In my downtime, one of the things that dictated the shape of a lot of my listening was my ever flowing Unsorted playlist, where tracks I download go to be heard until I decide if I want to keep them. This is naturally enough not exactly full of Low, a band where I own albums and listen to them obsessively. But some stuff did find its way there.
That's thanks to Daytrotter, a site devoted to having musicians come in and play three or four tracks live for free MP3 download. I mentioned Low's session when I wrote about "Breaker," but it's worth noting that these four songs have formed the bulk of my Low listening, the odd playthrough of The Great Destroyer at work aside. They're worth downloading for any Low fans, because unlike a lot of the bands I've sampled via Daytrotter, these are markedly different versions (I originally typed in "distant," which I guess works too).
Take "Sandinista." When I first heard Drums and Guns, it seemed maybe a bit too slight: far away echo, quasi-martial drums, Alan and Mimi singing directly into your ear:
Where would you go if the gun fell in your hands?
Home to the kids, or to sympathetic friends?
Oh sandinista
Oh sandinista
Oh sandinista, take my side
I have no idea what political statement if any they're trying to make here; I know the word sandinista has certain connotations in America that are pretty heavy, all told. That strangely pulled-up drum beat and the high lonesome sound that reminds me of watching a plane land from far away are pretty much the whole track, aside from a brief synthesized rumble right at the end. Two short verses, characteristically (for this album) strident vocals from Alan - I wasn't sure what I thought of it, really.

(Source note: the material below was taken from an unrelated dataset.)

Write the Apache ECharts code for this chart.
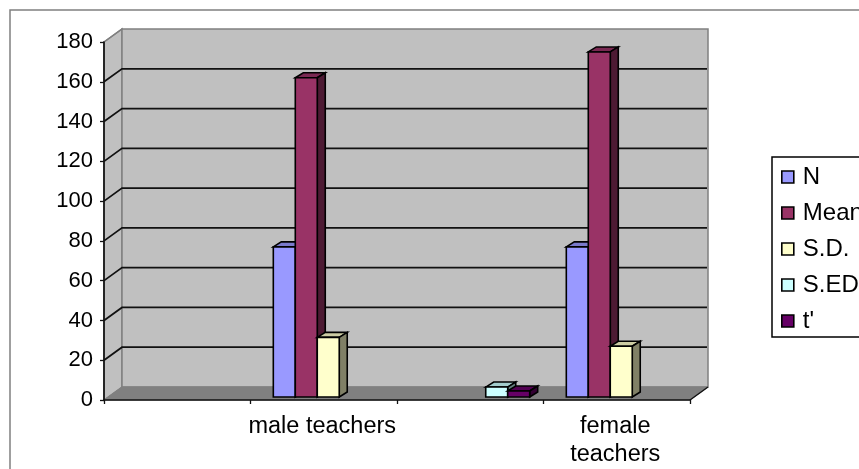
<!DOCTYPE html>
<html><head><meta charset="utf-8">
<style>html,body{margin:0;padding:0;background:#fff}#c{width:859px;height:469px}</style>
<script src="https://cdn.jsdelivr.net/npm/echarts@6/dist/echarts.min.js"></script>
</head><body><div id="c"></div>
<script>
var categories = ['', 'male teachers', '', 'female\nteachers'];
var yTicks = [20, 40, 60, 80, 100, 120, 140, 160];
var seriesNames = ['N', 'Mean', 'S.D.', 'S.ED', "t'"];
var valuesN = [null, 75.5, null, 75.5];
var valuesMean = [null, 160.5, null, 173.5];
var valuesSD = [null, 30, null, 25.5];
var valuesSED = [null, null, 5, null];
var valuesT = [null, null, 3, null];
var colorsFront = ['#9999FF', '#993366', '#FFFFCC', '#CCFFFF', '#660066'];
var colorsTop = ['#7A7ACC', '#7A2952', '#CCCCA3', '#A3CCCC', '#520052'];
var colorsSide = ['#4D4D80', '#4D1A33', '#808066', '#668080', '#330033'];
var allValues = [valuesN, valuesMean, valuesSD, valuesSED, valuesT];

var DX = 18, DY = 13;       // wall depth
var BDX = 8, BDY = 5;       // bar depth
var OX = 4.5, OY = 3;       // bar inset on the floor
var FONT = '"Liberation Sans", Arial, sans-serif';

function tuples(arr) {
  return arr.map(function (v, i) { return [i, v === null ? '-' : v]; });
}

function renderFrame(params, api) {
  var cs = params.coordSys;
  var left = cs.x, right = cs.x + cs.width, top = cs.y, bottom = cs.y + cs.height;
  var kids = [];
  kids.push({ type: 'polygon', shape: { points: [[left, top], [left + DX, top - DY], [left + DX, bottom - DY], [left, bottom]] },
    style: { fill: '#C0C0C0', stroke: '#808080', lineWidth: 1.5 } });
  kids.push({ type: 'rect', shape: { x: left + DX, y: top - DY, width: cs.width, height: cs.height },
    style: { fill: '#C0C0C0', stroke: '#808080', lineWidth: 1.5 } });
  kids.push({ type: 'polygon', shape: { points: [[left, bottom], [left + DX, bottom - DY], [right + DX, bottom - DY], [right, bottom]] },
    style: { fill: '#808080', stroke: '#808080', lineWidth: 1 } });
  yTicks.forEach(function (t) {
    var y = api.coord([0, t])[1];
    kids.push({ type: 'polyline', shape: { points: [[left, y], [left + DX, y - DY], [right + DX - 1, y - DY]] },
      style: { fill: null, stroke: '#111', lineWidth: 1.7 } });
  });
  kids.push({ type: 'line', shape: { x1: left, y1: top, x2: left + DX, y2: top - DY }, style: { stroke: '#808080', lineWidth: 1.5 } });
  kids.push({ type: 'line', shape: { x1: right, y1: bottom, x2: right + DX, y2: bottom - DY }, style: { stroke: '#111', lineWidth: 1.4 } });
  return { type: 'group', children: kids };
}

function makeBarRenderer(si) {
  return function (params, api) {
    var v = api.value(1);
    if (isNaN(v)) return null;
    var c = api.coord([api.value(0), v]);
    var base = api.coord([api.value(0), 0]);
    var band = api.size([1, 0])[0];
    var w = band * 0.15;
    var x0 = c[0] + (si - 2.5) * w + OX;
    var x1 = x0 + w;
    var yT = c[1] - OY, yB = base[1] - OY;
    var edge = { stroke: '#000', lineWidth: 1.6, lineJoin: 'miter' };
    return { type: 'group', children: [
      { type: 'polygon', shape: { points: [[x0, yT], [x0 + BDX, yT - BDY], [x1 + BDX, yT - BDY], [x1, yT]] },
        style: Object.assign({ fill: colorsTop[si] }, edge) },
      { type: 'polygon', shape: { points: [[x1, yT], [x1 + BDX, yT - BDY], [x1 + BDX, yB - BDY], [x1, yB]] },
        style: Object.assign({ fill: colorsSide[si] }, edge) },
      { type: 'rect', shape: { x: x0, y: yT, width: w, height: yB - yT },
        style: Object.assign({ fill: colorsFront[si] }, edge) }
    ] };
  };
}

var series = [{
  type: 'custom', name: 'frame', z: 1, silent: true, clip: false,
  data: [[0, 0]], renderItem: renderFrame, tooltip: { show: false }
}];
seriesNames.forEach(function (n, i) {
  series.push({
    type: 'custom', name: n, z: 4, clip: false,
    itemStyle: { color: colorsFront[i] },
    encode: { x: 0, y: 1 },
    data: tuples(allValues[i]),
    renderItem: makeBarRenderer(i)
  });
});

var chart = echarts.init(document.getElementById('c'), null, { renderer: 'canvas' });
chart.setOption({
  animation: false,
  backgroundColor: '#fff',
  grid: { left: 104, top: 42, width: 586, height: 358, containLabel: false },
  graphic: [{ type: 'rect', z: 0, shape: { x: 10, y: 10, width: 900, height: 500 },
    style: { fill: null, stroke: '#808080', lineWidth: 1.5 } }],
  legend: {
    orient: 'vertical', left: 772, top: 157,
    data: seriesNames, selectedMode: false,
    icon: 'rect', itemWidth: 12, itemHeight: 12, itemGap: 12,
    padding: [8, 10, 4, 9],
    borderColor: '#000', borderWidth: 1.5, backgroundColor: '#fff',
    itemStyle: { borderColor: '#000', borderWidth: 1.6 },
    textStyle: { fontFamily: FONT, fontSize: 24, color: '#000', lineHeight: 24, padding: [0, 0, 0, 4] }
  },
  xAxis: {
    type: 'category', data: categories, z: 3,
    axisLine: { lineStyle: { color: '#111', width: 1.7 } },
    axisTick: { show: true, alignWithLabel: false, length: 4, interval: 0, lineStyle: { color: '#111', width: 1.3 } },
    axisLabel: { interval: 0, fontFamily: FONT, fontSize: 23.5, color: '#000', margin: 13, lineHeight: 28, padding: [0, 3, 0, 0] },
    splitLine: { show: false }
  },
  yAxis: {
    type: 'value', min: 0, max: 180, interval: 20, z: 3,
    axisLine: { show: true, lineStyle: { color: '#111', width: 1.7 } },
    axisTick: { show: true, length: 4, lineStyle: { color: '#111', width: 1.3 } },
    axisLabel: { fontFamily: FONT, fontSize: 22, color: '#000', margin: 11 },
    splitLine: { show: false }
  },
  series: series
});
</script></body></html>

I certainly wouldn't want it to be a single, but after listening to it more I think it works fine on the album, a short astringent between the lusher "Dragonfly" and "Always Fade" (two of the longer tracks on the album, to boot). Not something I'd be too excited to see live, but a good solid album track that provides an important role there.
Except that the live version (which again, you can download above) is five minutes long instead of 2:23. And the first thing you can hear is Alan's guitar, again resonating with those bits of me that grew up listening to my Dad's Neil Young and Crazy Horse records. You get nearly two full minutes that sound like Alan is back in Dirty Three-collaborating mode again, Matt's bass just barely shading the proceedings. When Mimi starts drumming (much slower than the album version, and not as complex) and they start singing, they both sound calmer, less impassioned. Alan may lunge at the "deep" that starts the second verse, but in general this is more a hymn of regret and mourning ("fresh with the blood of your father so holy") than the recorded version's tense appraisal of realpolitik and the cost of violence.
The last 47 seconds, meanwhile, never quite lift off into full cataclysm, but they do show that Alan's cover of "Eruption" by Van Halen wasn't a joke (although this is much slower, of course). I guess they could have made the whole record like this, and really become a guitar band after The Great Destroyer, but while the live version of "Sandinista" makes me wonder what if briefly, ultimately I'm glad they didn't. Or that they at least produced Drums and Guns first.